When Dr. Dre's 2001 came out in 1999 (keep up!) I was 13 years old. For a week over that christmas break, I stayed with my uncle in New Jersey. At some point I nosy-teenagered my way into his basement, where I found a fridge full of Heineken, boxes of Playboy magazines, and racks of CDs and vinyls from his days as a DJ. How any 13 year old could have walked out from that room alive was a miracle, but I managed to part the seas of beer and my own bodily fluids, emerging like an acned Moses holding up 2001 and some other CDs like plastic tablets.

 

Thirteen is a perfect age to really discover rap. By that point your balls have dropped just far enough to hold on to as you rhyme along from your parents' basement. Nine months before 2001, Eminem put out The Slim Shady LP, which was Obama getting elected for white kids. If we can do this, maybe we can even dunk? Too afraid to buy my own copy, I went to my friend Andrew's every day after school and listened to it while playing his Dreamcast. The next year I bought a bootleg copy of Ludacris' Back for the First Time at a flea market which I kept hidden under my mattress (along with Linkin Park's Hyrbrid Theory, for when girls made me sad). “The struggle is real” wasn't a real phrase yet, but a 13 year old living in a suburb of Philadelphia with christian parents really had to struggle to acquire raps. “Cruisin USA on my 64” was the only anthem for Boyz N Da Suburbs. My dad liked to say that it sounded like “those rappers” all wanted to kill him specifically. Which was the best possible endorsement a dad could give.

 

One day my uncle (who now worked in IT like a real gangsta) showed me how to use Napster, and it was like when the machines in the Matrix scorched the sky.

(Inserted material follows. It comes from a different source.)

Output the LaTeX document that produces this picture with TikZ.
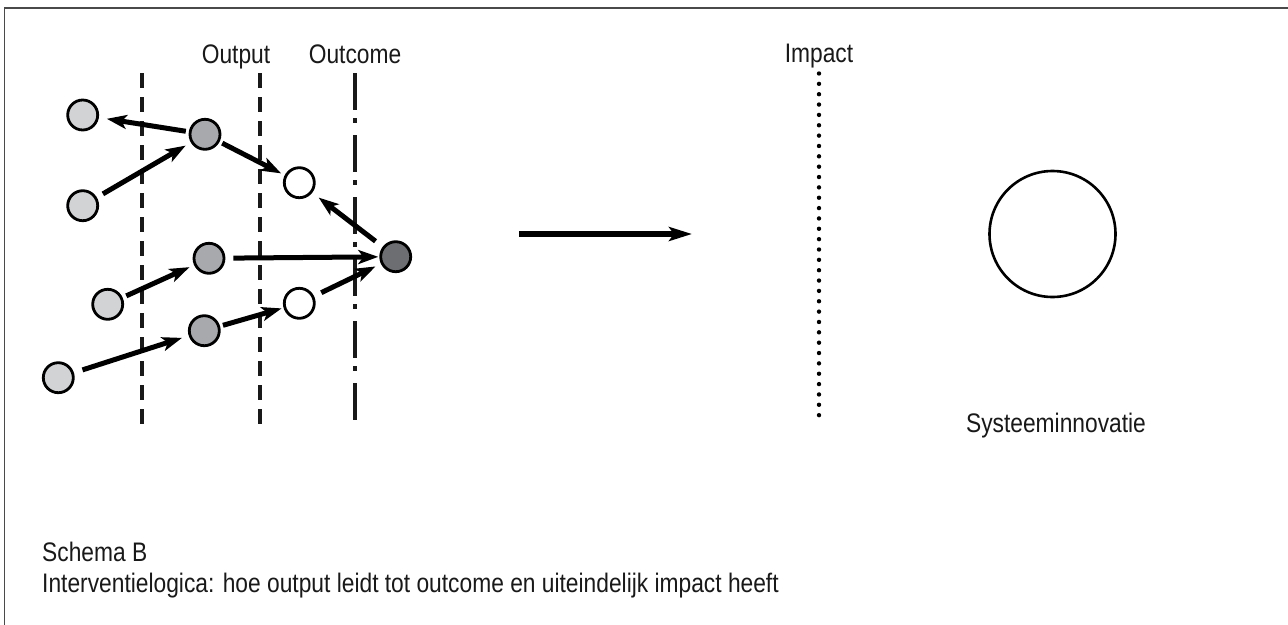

The war was now underground, back in my parents' basement with a dial-up connection and all the blank CDs my lawn-mowing money could fund. With the power of the internet I would work my way up the family tree from great-grandchildren Eminem and 50 Cent back to NWA, with some Ja Rule thrown in just to make things weird.

 

When Straight Outta Compton came out this week, I was 29 and I watched it with another white dude, with whom I've spent hours discussing good Kid, m.A.A.d city, just really putting our college degrees to work. We watched the first half like we once watched Space Jam, seeing our childhood heroes do the Looney Toons gangster shit that made them our heroes. After that it was mostly a mashup of Wikipedia footnotes. Hey, there's a guy being Tupac. There's Suge Knight in a red track suit beating a dude's ass. Also, Snoop Doggy mothafuckin Dogg. Somehow Dr. Dre only punched one person in the whole movie, which was as weird as when they play “It Was a Good Day” on the radio before noon (after 4pm or once I've taken my pants off is appropriate). Somehow Eazy-E developed a hybrid AIDS-cough for which there was no AIDS-cough medicine. Most of all I learned that how much money you have is how good you get to look in your biopic.

 

But before it was over, I got to see “Fuck Tha Police” be born. And for a kid who's gotten a whole HEAP of speeding tickets, that was pretty dope.